State violence, including that perpetuated by law enforcement, also hinders their access to services. Not only can harm reduction interventions reduce the risk of overdose and infections, they can also reduce the risk of violence for marginalized women and gender-diverse people who use drugs. In particular, supervised consumption services can provide a refuge from various forms of violence that women and gender-diverse people may experience on the street.

Domestic violence for women and gender-diverse people who use drugs is undoubtedly exacerbated during the COVID-19 pandemic as isolation efforts continue, intensifying the need for violence against women (VAW) shelters to better accommodate women and gender-diverse people who use drugs.

But many VAW shelters continue to make abstinence from drug use a requirement for those seeking shelter, which means many women and gender-diverse people who use drugs have far fewer options for safe shelter. They will therefore be more likely to stay in violent or otherwise dangerous intimate relationships. As the National Inquiry into Missing and Murdered Indigenous Women and Girls concluded, strict policies against substance use in shelters “further marginalize the already marginalized.”

Recommendations for action

Encouragingly, Ontario developed standards in 2015 for VAW shelters stipulating that all women (including those who use substances) must be provided with access to shelter services, meaning abstinence-based policies of refusing access to shelter for those who use drugs is no longer permitted.

Sadly, Ontario’s standards are an exception. Now, more than ever, VAW shelters should ensure women and gender-diverse people are not turned away because of their drug use. Just as it is essential that links between violence and drug use be taken into account when planning and implementing harm reduction services, it is equally imperative that VAW services account for the specific needs of women and gender-diverse people who use drugs.

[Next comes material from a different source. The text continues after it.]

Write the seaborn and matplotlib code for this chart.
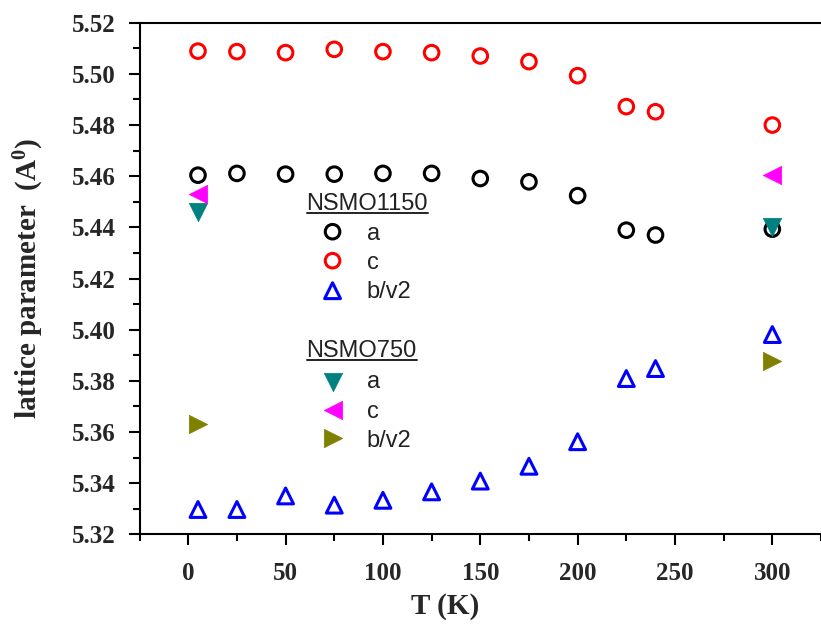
import matplotlib
matplotlib.use("Agg")
import matplotlib.pyplot as plt
import seaborn as sns
import numpy as np
import pandas as pd
from matplotlib.lines import Line2D
from matplotlib.ticker import MultipleLocator, FormatStrFormatter

# ---------------- data ----------------
T_1150 = [5, 25, 50, 75, 100, 125, 150, 175, 200, 225, 240, 300]
a_1150 = [5.4604, 5.4611, 5.4608, 5.4608, 5.4611, 5.4611, 5.4591, 5.4578, 5.4524, 5.4389, 5.4370, 5.4393]
c_1150 = [5.5089, 5.5087, 5.5083, 5.5096, 5.5087, 5.5083, 5.5070, 5.5048, 5.4993, 5.4872, 5.4852, 5.4800]
b_1150 = [5.3297, 5.3297, 5.3350, 5.3314, 5.3333, 5.3366, 5.3408, 5.3466, 5.3562, 5.3809, 5.3848, 5.3981]

T_750 = [5, 300]
a_750 = [5.4461, 5.4403]
c_750 = [5.4532, 5.4604]
b_750 = [5.3633, 5.3878]

x_ticks = [0, 50, 100, 150, 200, 250, 300]
y_ticks = [5.32, 5.34, 5.36, 5.38, 5.40, 5.42, 5.44, 5.46, 5.48, 5.50, 5.52]

# ---------------- style ----------------
sns.set_style("ticks")
plt.rcParams["font.family"] = ["Liberation Serif", "DejaVu Serif"]
plt.rcParams["mathtext.fontset"] = "custom"
plt.rcParams["mathtext.rm"] = "Liberation Serif:bold"
plt.rcParams["mathtext.it"] = "Liberation Serif:bold"
plt.rcParams["mathtext.bf"] = "Liberation Serif:bold"

fig = plt.figure(figsize=(8.21, 6.28), dpi=100)
ax = fig.add_axes([0.1700, 0.1492, 0.8300, 0.8146])

S_OPEN = 110
S_TRI = 130
S_FILL = 175
LW_OPEN = 2.2

series_open = [
    (T_1150, a_1150, "o", "black"),
    (T_1150, c_1150, "o", "#ff0000"),
    (T_1150, b_1150, "^", "#0000ff"),
]
series_fill = [
    (T_750, a_750, "v", "#008080"),
    (T_750, c_750, "<", "#ff00ff"),
    (T_750, b_750, ">", "#808000"),
]

for x, y, m, col in series_open:
    df = pd.DataFrame({"T": x, "v": y})
    sns.scatterplot(data=df, x="T", y="v", ax=ax, marker=m, s=S_OPEN if m == "o" else S_TRI,
                    color=col, facecolors="none", edgecolor=col,
                    linewidth=LW_OPEN, legend=False, zorder=3)
for x, y, m, col in series_fill:
    df = pd.DataFrame({"T": x, "v": y})
    sns.scatterplot(data=df, x="T", y="v", ax=ax, marker=m, s=S_FILL,
                    color=col, edgecolor=col, linewidth=0.5,
                    legend=False, zorder=4)

ax.set_xlim(-25, 325)
ax.set_ylim(5.32, 5.52)
ax.set_xticks(x_ticks)
ax.set_yticks(y_ticks)
ax.xaxis.set_minor_locator(MultipleLocator(25))
ax.yaxis.set_minor_locator(MultipleLocator(0.01))
ax.yaxis.set_major_formatter(FormatStrFormatter("%.2f"))

for lab in ax.get_xticklabels() + ax.get_yticklabels():
    lab.set_fontweight("bold")
    lab.set_fontsize(18)

ax.tick_params(which="major", direction="out", length=8, width=1.5, color="black")
ax.tick_params(which="minor", direction="out", length=5, width=1.5, color="black")
ax.tick_params(axis="x", which="major", pad=12)
ax.tick_params(axis="y", which="major", pad=9)
ax.tick_params(top=False, right=False, which="both")

for sp in ["left", "bottom", "top"]:
    ax.spines[sp].set_linewidth(1.5)
    ax.spines[sp].set_color("black")
ax.spines["right"].set_visible(False)

ax.set_xlabel("T (K)", fontsize=21, fontweight="bold")
ax.set_ylabel("lattice parameter  (A$^{0}$)", fontsize=21, fontweight="bold")
ax.xaxis.set_label_coords(0.448, -0.114)
ax.yaxis.set_label_coords(-0.138, 0.5)

# ---------------- legend (manual) ----------------
leg_font = dict(family=["Liberation Sans", "DejaVu Sans"], fontsize=17, color="#222222")
hx, mx, tx = 0.2451, 0.2832, 0.3331


def header(text, y_base, y_line):
    t = ax.text(hx, y_base, text, transform=ax.transAxes, ha="left", va="baseline", **leg_font)
    fig.canvas.draw()
    bb = t.get_window_extent().transformed(ax.transAxes.inverted())
    ax.add_line(Line2D([bb.x0, bb.x1], [y_line, y_line], transform=ax.transAxes,
                       color="#222222", lw=1.4, clip_on=False))


def entry(marker, col, filled, y_mark, label, y_base):
    if filled:
        ax.scatter([mx], [y_mark], transform=ax.transAxes, marker=marker, s=S_FILL,
                   color=col, edgecolor=col, linewidth=0.5, clip_on=False, zorder=5)
    else:
        ax.scatter([mx], [y_mark], transform=ax.transAxes, marker=marker,
                   s=S_OPEN if marker == "o" else S_TRI, facecolors="none",
                   edgecolors=col, linewidth=LW_OPEN, clip_on=False, zorder=5)
    ax.text(tx, y_base, label, transform=ax.transAxes, ha="left", va="baseline", **leg_font)


header("NSMO1150", 0.6339, 0.6290)
entry("o", "black", False, 0.5915, "a", 0.5753)
entry("o", "#ff0000", False, 0.5348, "c", 0.5186)
entry("^", "#0000ff", False, 0.4762, "b/v2", 0.4619)

header("NSMO750", 0.3466, 0.3407)
entry("v", "#008080", True, 0.2983, "a", 0.2854)
entry("<", "#ff00ff", True, 0.2429, "c", 0.2279)
entry(">", "#808000", True, 0.1876, "b/v2", 0.1712)

fig.savefig("out.png", dpi=100)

These are crucial steps to address the needs of women and gender-diverse people who use drugs. But bolder steps must also be taken, including the decriminalization of simple drug possession. This would dull the stigma of drug use, remove a major legal barrier to the scale-up of supervised consumption services, and curb police surveillance of people who use drugs, which leads to riskier drug use practices. It would also mean fewer women in jail.

In recent decades, there has been a substantial increase in the proportion of women, particularly those who are Indigenous and Black, serving a prison sentence for a drug offence. The majority of them are mothers and the primary caregivers to their young children prior to incarceration.

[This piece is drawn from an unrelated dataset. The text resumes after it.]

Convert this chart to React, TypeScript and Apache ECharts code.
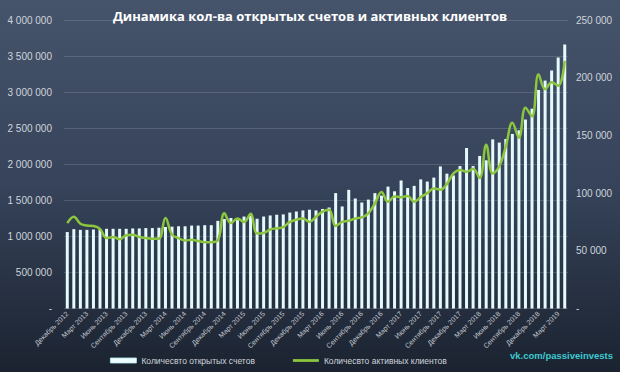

The imprisonment of women for drug offences creates lasting damage to families. It also increases women’s risk of HIV and hepatitis C infection because of inadequate access to harm reduction measures in prison. Decriminalizing drug possession would not only lessen familial damage, but spare some women who use drugs from the heightened risk of HIV and hepatitis C, as well as the combustible spread of COVID-19 behind bars.

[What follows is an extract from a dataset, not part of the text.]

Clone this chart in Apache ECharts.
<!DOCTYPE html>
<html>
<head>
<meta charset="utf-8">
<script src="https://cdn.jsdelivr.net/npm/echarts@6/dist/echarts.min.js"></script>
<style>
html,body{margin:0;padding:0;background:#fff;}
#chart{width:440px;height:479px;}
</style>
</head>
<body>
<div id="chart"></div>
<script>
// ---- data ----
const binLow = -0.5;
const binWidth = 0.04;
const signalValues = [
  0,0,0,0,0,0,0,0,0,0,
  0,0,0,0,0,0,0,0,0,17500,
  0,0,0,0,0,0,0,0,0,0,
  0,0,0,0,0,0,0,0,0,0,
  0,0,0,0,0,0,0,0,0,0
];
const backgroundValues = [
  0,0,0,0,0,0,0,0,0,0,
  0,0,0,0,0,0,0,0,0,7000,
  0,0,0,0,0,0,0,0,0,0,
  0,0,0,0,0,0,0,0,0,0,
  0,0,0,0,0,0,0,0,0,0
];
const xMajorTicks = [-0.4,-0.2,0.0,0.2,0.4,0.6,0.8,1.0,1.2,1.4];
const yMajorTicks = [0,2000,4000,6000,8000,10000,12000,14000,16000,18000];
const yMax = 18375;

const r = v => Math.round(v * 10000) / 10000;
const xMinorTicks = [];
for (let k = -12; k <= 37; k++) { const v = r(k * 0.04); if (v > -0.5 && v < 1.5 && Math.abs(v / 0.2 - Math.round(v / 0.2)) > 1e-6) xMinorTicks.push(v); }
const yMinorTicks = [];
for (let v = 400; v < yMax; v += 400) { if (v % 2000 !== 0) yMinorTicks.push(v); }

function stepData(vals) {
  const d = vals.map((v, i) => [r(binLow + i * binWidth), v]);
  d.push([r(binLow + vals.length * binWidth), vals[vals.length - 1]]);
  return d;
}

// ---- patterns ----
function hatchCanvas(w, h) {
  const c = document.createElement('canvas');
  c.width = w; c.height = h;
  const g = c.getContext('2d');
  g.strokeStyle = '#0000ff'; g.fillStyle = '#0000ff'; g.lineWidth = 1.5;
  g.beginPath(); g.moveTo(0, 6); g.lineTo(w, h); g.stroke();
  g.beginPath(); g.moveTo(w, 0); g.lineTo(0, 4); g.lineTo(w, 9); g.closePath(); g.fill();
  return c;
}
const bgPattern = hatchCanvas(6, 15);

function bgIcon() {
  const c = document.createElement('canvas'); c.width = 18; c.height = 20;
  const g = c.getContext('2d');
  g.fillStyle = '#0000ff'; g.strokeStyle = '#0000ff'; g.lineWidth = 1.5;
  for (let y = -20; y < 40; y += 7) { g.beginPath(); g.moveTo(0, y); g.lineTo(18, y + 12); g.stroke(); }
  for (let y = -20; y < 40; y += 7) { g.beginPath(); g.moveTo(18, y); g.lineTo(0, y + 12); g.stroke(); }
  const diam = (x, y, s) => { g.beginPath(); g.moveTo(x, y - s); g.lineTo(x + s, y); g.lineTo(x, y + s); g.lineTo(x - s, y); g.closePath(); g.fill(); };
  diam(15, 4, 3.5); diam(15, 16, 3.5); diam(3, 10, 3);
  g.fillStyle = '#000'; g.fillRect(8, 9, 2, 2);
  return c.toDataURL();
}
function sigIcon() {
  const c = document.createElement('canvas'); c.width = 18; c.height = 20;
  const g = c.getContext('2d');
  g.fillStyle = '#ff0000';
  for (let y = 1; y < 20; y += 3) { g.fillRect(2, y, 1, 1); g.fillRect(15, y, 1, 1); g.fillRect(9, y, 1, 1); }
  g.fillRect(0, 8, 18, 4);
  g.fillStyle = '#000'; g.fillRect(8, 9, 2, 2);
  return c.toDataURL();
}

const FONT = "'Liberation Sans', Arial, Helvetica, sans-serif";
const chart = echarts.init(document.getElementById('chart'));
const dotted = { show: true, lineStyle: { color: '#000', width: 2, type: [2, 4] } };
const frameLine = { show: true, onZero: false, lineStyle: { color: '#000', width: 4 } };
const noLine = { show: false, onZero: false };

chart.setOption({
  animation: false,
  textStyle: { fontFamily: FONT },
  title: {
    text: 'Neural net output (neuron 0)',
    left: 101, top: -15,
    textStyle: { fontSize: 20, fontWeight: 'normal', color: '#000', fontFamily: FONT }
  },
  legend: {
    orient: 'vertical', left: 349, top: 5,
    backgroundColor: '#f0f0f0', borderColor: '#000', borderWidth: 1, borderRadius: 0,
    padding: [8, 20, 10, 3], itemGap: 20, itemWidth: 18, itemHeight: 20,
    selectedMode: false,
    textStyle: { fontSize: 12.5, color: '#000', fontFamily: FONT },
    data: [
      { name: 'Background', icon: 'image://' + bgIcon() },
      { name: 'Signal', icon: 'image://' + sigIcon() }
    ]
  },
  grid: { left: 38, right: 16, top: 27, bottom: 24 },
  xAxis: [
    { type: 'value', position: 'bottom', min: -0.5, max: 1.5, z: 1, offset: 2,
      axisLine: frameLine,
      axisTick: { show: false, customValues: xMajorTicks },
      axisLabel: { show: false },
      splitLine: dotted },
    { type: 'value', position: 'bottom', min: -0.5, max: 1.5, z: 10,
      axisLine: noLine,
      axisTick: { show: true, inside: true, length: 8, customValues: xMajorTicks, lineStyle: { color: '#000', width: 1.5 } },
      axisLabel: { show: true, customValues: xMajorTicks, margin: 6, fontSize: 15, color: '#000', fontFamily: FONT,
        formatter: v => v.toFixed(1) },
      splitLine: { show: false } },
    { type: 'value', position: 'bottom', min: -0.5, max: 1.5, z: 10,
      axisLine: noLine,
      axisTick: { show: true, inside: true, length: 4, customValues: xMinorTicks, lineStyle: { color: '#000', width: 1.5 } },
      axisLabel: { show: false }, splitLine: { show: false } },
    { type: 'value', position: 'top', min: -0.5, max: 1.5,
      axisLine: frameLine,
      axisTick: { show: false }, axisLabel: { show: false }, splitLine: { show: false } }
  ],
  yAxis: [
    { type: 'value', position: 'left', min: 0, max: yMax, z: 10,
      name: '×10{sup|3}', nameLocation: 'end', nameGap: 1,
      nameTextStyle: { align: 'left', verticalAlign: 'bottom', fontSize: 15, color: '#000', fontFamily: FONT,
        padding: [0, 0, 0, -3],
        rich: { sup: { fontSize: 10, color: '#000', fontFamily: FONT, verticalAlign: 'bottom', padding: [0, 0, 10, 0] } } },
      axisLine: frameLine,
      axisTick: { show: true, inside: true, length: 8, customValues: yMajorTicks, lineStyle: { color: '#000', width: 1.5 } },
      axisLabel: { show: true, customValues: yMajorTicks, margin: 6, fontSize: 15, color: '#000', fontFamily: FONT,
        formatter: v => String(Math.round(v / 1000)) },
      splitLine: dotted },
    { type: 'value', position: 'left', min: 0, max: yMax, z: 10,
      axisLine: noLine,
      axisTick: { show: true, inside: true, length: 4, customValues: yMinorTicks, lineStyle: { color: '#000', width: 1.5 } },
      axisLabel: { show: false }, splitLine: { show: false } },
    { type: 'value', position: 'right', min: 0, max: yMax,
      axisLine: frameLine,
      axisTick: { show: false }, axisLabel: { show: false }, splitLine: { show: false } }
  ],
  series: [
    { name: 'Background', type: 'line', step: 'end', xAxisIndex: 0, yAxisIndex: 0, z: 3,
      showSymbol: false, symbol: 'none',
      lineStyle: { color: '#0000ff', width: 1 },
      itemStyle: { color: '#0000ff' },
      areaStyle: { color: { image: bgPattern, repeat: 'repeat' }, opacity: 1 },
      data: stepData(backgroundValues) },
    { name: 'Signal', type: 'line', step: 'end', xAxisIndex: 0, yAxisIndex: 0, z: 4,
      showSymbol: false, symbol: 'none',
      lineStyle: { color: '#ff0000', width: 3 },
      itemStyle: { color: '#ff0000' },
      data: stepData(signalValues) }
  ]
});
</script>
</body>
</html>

Their bodies, their choice

All of these issues – and more – are laid out in the Gendering the Scene report. Women and gender-diverse people who use drugs have long been ignored in conversations about drug policy and the design of harm reduction strategies. But as a group of women who use drugs declared in a statement on International Women’s Day 2019, there must be a “complete reform and transformation of the current system of prohibition”. In their words:

We work to reclaim our bodily sovereignty, including rights to the full range of sexual and reproductive health, gender-sensitive health services and rights to use drugs. We do not ask for charity but for solidarity. We demand to live in safety and freedom. …Our bodies – our choice, our rights, our voice.

It is time for the world to start listening.

 

Sandra Ka Hon Chu and Cécile Kazatchkine are lawyers with the Canadian HIV/AIDS Legal Network and co-authors of Gendering the Scene: Women, Gender-Diverse People, and Harm Reduction in Canada.